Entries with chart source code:
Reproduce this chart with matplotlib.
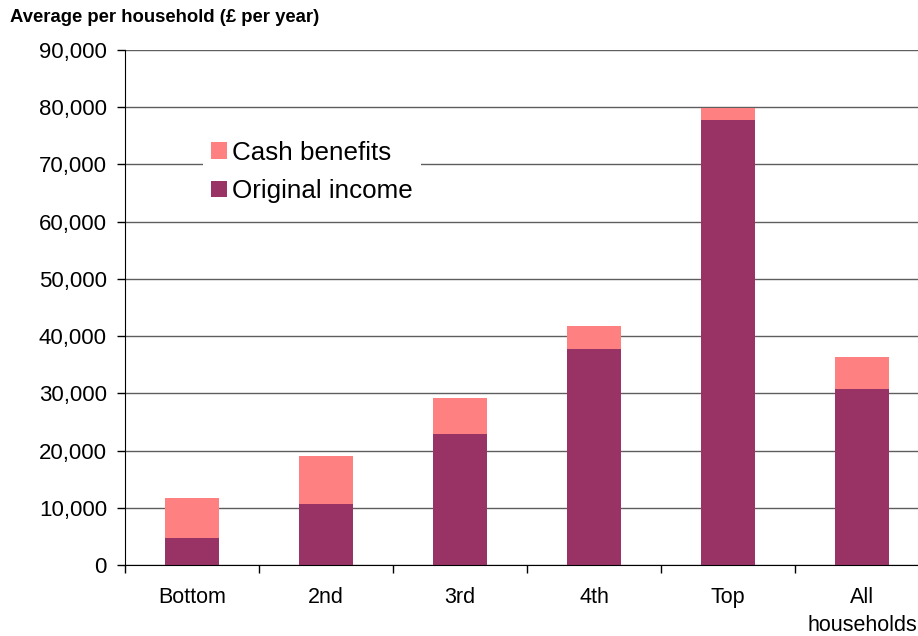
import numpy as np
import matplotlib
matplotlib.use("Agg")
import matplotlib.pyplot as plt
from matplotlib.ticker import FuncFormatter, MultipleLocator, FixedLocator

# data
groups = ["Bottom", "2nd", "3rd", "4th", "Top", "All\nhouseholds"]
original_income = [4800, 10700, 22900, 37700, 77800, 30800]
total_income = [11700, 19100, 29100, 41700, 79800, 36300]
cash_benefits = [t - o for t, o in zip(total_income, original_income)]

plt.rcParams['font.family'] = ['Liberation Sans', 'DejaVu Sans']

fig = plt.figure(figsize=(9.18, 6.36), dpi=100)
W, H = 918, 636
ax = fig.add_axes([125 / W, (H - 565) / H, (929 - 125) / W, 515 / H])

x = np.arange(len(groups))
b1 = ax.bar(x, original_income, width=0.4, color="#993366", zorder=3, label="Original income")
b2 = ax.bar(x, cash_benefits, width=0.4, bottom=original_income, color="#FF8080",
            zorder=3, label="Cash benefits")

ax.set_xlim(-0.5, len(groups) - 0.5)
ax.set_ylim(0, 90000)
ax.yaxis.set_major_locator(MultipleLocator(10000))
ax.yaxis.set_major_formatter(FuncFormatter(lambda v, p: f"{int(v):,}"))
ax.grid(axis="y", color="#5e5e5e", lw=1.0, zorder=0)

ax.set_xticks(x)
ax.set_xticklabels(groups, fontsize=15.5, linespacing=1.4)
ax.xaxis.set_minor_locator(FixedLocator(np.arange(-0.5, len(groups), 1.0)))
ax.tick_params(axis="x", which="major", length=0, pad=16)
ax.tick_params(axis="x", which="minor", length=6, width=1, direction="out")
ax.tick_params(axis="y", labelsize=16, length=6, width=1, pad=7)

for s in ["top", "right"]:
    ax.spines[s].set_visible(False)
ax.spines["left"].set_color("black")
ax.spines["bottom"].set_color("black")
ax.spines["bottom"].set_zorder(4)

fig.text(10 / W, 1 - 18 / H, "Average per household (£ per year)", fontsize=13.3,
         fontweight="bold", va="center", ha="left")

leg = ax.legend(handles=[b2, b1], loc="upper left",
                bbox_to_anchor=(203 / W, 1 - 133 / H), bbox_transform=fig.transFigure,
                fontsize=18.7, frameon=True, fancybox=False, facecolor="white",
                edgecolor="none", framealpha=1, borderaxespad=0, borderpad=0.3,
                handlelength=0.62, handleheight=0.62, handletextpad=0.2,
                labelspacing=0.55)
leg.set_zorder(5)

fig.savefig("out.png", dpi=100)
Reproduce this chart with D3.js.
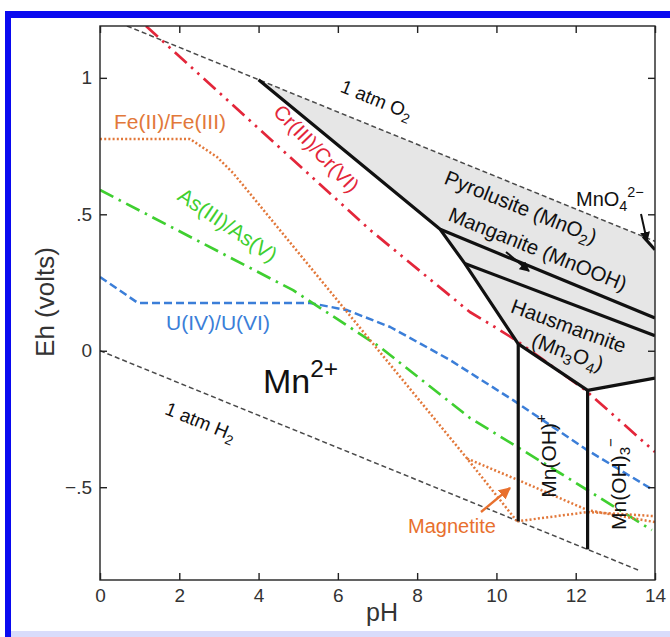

What to work on: Select every line of the records holding the string "Reproduce".

Solution for this exercise:
Reproduce this chart with matplotlib.
Reproduce this chart with D3.js.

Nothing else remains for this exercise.